=== SOURCE DATA ===

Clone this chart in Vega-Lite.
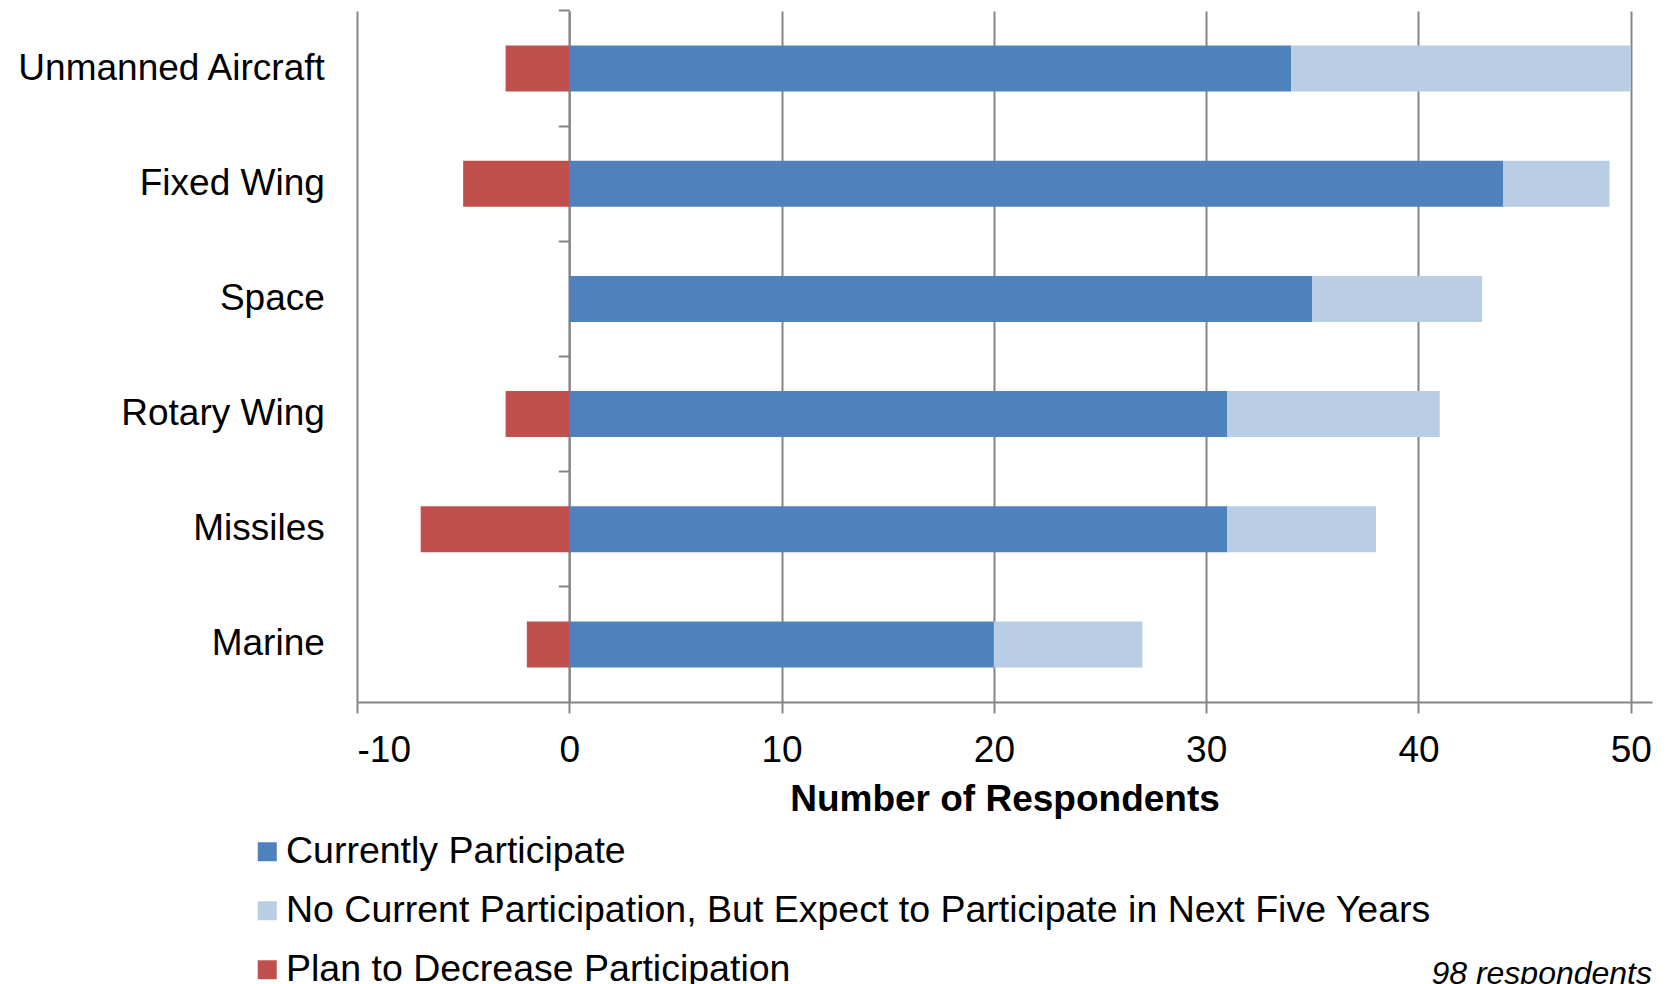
{
  "$schema": "https://vega.github.io/schema/vega-lite/v6.json",
  "width": 1295,
  "height": 691,
  "autosize": {"type": "none"},
  "padding": {"left": 357, "top": 11, "right": 15, "bottom": 282},
  "title": {
    "text": "98 respondents",
    "orient": "bottom",
    "anchor": "end",
    "frame": "group",
    "offset": -30,
    "fontSize": 32,
    "fontStyle": "italic",
    "fontWeight": "normal",
    "font": "Liberation Sans",
    "color": "#000000"
  },
  "data": {
    "values": [
      {"category": "Unmanned Aircraft", "series": "Currently Participate", "count": 34},
      {"category": "Unmanned Aircraft", "series": "No Current Participation, But Expect to Participate in Next Five Years", "count": 16},
      {"category": "Unmanned Aircraft", "series": "Plan to Decrease Participation", "count": -3},
      {"category": "Fixed Wing", "series": "Currently Participate", "count": 44},
      {"category": "Fixed Wing", "series": "No Current Participation, But Expect to Participate in Next Five Years", "count": 5},
      {"category": "Fixed Wing", "series": "Plan to Decrease Participation", "count": -5},
      {"category": "Space", "series": "Currently Participate", "count": 35},
      {"category": "Space", "series": "No Current Participation, But Expect to Participate in Next Five Years", "count": 8},
      {"category": "Rotary Wing", "series": "Currently Participate", "count": 31},
      {"category": "Rotary Wing", "series": "No Current Participation, But Expect to Participate in Next Five Years", "count": 10},
      {"category": "Rotary Wing", "series": "Plan to Decrease Participation", "count": -3},
      {"category": "Missiles", "series": "Currently Participate", "count": 31},
      {"category": "Missiles", "series": "No Current Participation, But Expect to Participate in Next Five Years", "count": 7},
      {"category": "Missiles", "series": "Plan to Decrease Participation", "count": -7},
      {"category": "Marine", "series": "Currently Participate", "count": 20},
      {"category": "Marine", "series": "No Current Participation, But Expect to Participate in Next Five Years", "count": 7},
      {"category": "Marine", "series": "Plan to Decrease Participation", "count": -2}
    ]
  },
  "mark": {"type": "bar"},
  "encoding": {
    "y": {
      "field": "category",
      "type": "nominal",
      "sort": ["Unmanned Aircraft", "Fixed Wing", "Space", "Rotary Wing", "Missiles", "Marine"],
      "scale": {"paddingInner": 0.6, "paddingOuter": 0.3},
      "axis": {
        "title": null,
        "orient": "left",
        "offset": -212.3,
        "bandPosition": -0.75,
        "tickSize": 11,
        "tickColor": "#868686",
        "tickWidth": 2,
        "domainColor": "#868686",
        "domainWidth": 2,
        "labelPadding": 234,
        "labelFontSize": 37,
        "labelColor": "#000000",
        "labelLimit": 0,
        "grid": false
      }
    },
    "x": {
      "field": "count",
      "type": "quantitative",
      "stack": "zero",
      "scale": {"domain": [-10, 51], "nice": false, "zero": false},
      "axis": {
        "title": "Number of Respondents",
        "titleFontSize": 37,
        "titleFontWeight": "bold",
        "titleColor": "#000000",
        "titlePadding": 13,
        "values": [-10, 0, 10, 20, 30, 40, 50],
        "labelExpr": "toString(datum.value)",
        "tickSize": 11,
        "tickColor": "#868686",
        "tickWidth": 2,
        "domainColor": "#868686",
        "domainWidth": 2,
        "labelPadding": 19,
        "labelFontSize": 37,
        "labelColor": "#000000",
        "grid": true,
        "gridColor": "#868686",
        "gridWidth": 2
      }
    },
    "color": {
      "field": "series",
      "type": "nominal",
      "scale": {
        "domain": ["Currently Participate", "No Current Participation, But Expect to Participate in Next Five Years", "Plan to Decrease Participation"],
        "range": ["#4F81BD", "#B9CDE5", "#C0504D"]
      },
      "legend": {
        "title": null,
        "orient": "none",
        "legendX": -108.5,
        "legendY": 822,
        "direction": "vertical",
        "labelFontSize": 37.5,
        "labelColor": "#000000",
        "labelLimit": 0,
        "labelOffset": 0,
        "symbolType": "square",
        "symbolSize": 361,
        "symbolStrokeWidth": 0,
        "rowPadding": 20,
        "padding": 0
      }
    }
  },
  "config": {
    "font": "Liberation Sans",
    "view": {"stroke": null}
  }
}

===

● **YOUR INSTRUCTIONS**: Each line of the data should be quoted exactly, with pictures left out.

● **FINAL RESULT**:
Clone this chart in Vega-Lite.
{
  "$schema": "https://vega.github.io/schema/vega-lite/v6.json",
  "width": 1295,
  "height": 691,
  "autosize": {"type": "none"},
  "padding": {"left": 357, "top": 11, "right": 15, "bottom": 282},
  "title": {
    "text": "98 respondents",
    "orient": "bottom",
    "anchor": "end",
    "frame": "group",
    "offset": -30,
    "fontSize": 32,
    "fontStyle": "italic",
    "fontWeight": "normal",
    "font": "Liberation Sans",
    "color": "#000000"
  },
  "data": {
    "values": [
      {"category": "Unmanned Aircraft", "series": "Currently Participate", "count": 34},
      {"category": "Unmanned Aircraft", "series": "No Current Participation, But Expect to Participate in Next Five Years", "count": 16},
      {"category": "Unmanned Aircraft", "series": "Plan to Decrease Participation", "count": -3},
      {"category": "Fixed Wing", "series": "Currently Participate", "count": 44},
      {"category": "Fixed Wing", "series": "No Current Participation, But Expect to Participate in Next Five Years", "count": 5},
      {"category": "Fixed Wing", "series": "Plan to Decrease Participation", "count": -5},
      {"category": "Space", "series": "Currently Participate", "count": 35},
      {"category": "Space", "series": "No Current Participation, But Expect to Participate in Next Five Years", "count": 8},
      {"category": "Rotary Wing", "series": "Currently Participate", "count": 31},
      {"category": "Rotary Wing", "series": "No Current Participation, But Expect to Participate in Next Five Years", "count": 10},
      {"category": "Rotary Wing", "series": "Plan to Decrease Participation", "count": -3},
      {"category": "Missiles", "series": "Currently Participate", "count": 31},
      {"category": "Missiles", "series": "No Current Participation, But Expect to Participate in Next Five Years", "count": 7},
      {"category": "Missiles", "series": "Plan to Decrease Participation", "count": -7},
      {"category": "Marine", "series": "Currently Participate", "count": 20},
      {"category": "Marine", "series": "No Current Participation, But Expect to Participate in Next Five Years", "count": 7},
      {"category": "Marine", "series": "Plan to Decrease Participation", "count": -2}
    ]
  },
  "mark": {"type": "bar"},
  "encoding": {
    "y": {
      "field": "category",
      "type": "nominal",
      "sort": ["Unmanned Aircraft", "Fixed Wing", "Space", "Rotary Wing", "Missiles", "Marine"],
      "scale": {"paddingInner": 0.6, "paddingOuter": 0.3},
      "axis": {
        "title": null,
        "orient": "left",
        "offset": -212.3,
        "bandPosition": -0.75,
        "tickSize": 11,
        "tickColor": "#868686",
        "tickWidth": 2,
        "domainColor": "#868686",
        "domainWidth": 2,
        "labelPadding": 234,
        "labelFontSize": 37,
        "labelColor": "#000000",
        "labelLimit": 0,
        "grid": false
      }
    },
    "x": {
      "field": "count",
      "type": "quantitative",
      "stack": "zero",
      "scale": {"domain": [-10, 51], "nice": false, "zero": false},
      "axis": {
        "title": "Number of Respondents",
        "titleFontSize": 37,
        "titleFontWeight": "bold",
        "titleColor": "#000000",
        "titlePadding": 13,
        "values": [-10, 0, 10, 20, 30, 40, 50],
        "labelExpr": "toString(datum.value)",
        "tickSize": 11,
        "tickColor": "#868686",
        "tickWidth": 2,
        "domainColor": "#868686",
        "domainWidth": 2,
        "labelPadding": 19,
        "labelFontSize": 37,
        "labelColor": "#000000",
        "grid": true,
        "gridColor": "#868686",
        "gridWidth": 2
      }
    },
    "color": {
      "field": "series",
      "type": "nominal",
      "scale": {
        "domain": ["Currently Participate", "No Current Participation, But Expect to Participate in Next Five Years", "Plan to Decrease Participation"],
        "range": ["#4F81BD", "#B9CDE5", "#C0504D"]
      },
      "legend": {
        "title": null,
        "orient": "none",
        "legendX": -108.5,
        "legendY": 822,
        "direction": "vertical",
        "labelFontSize": 37.5,
        "labelColor": "#000000",
        "labelLimit": 0,
        "labelOffset": 0,
        "symbolType": "square",
        "symbolSize": 361,
        "symbolStrokeWidth": 0,
        "rowPadding": 20,
        "padding": 0
      }
    }
  },
  "config": {
    "font": "Liberation Sans",
    "view": {"stroke": null}
  }
}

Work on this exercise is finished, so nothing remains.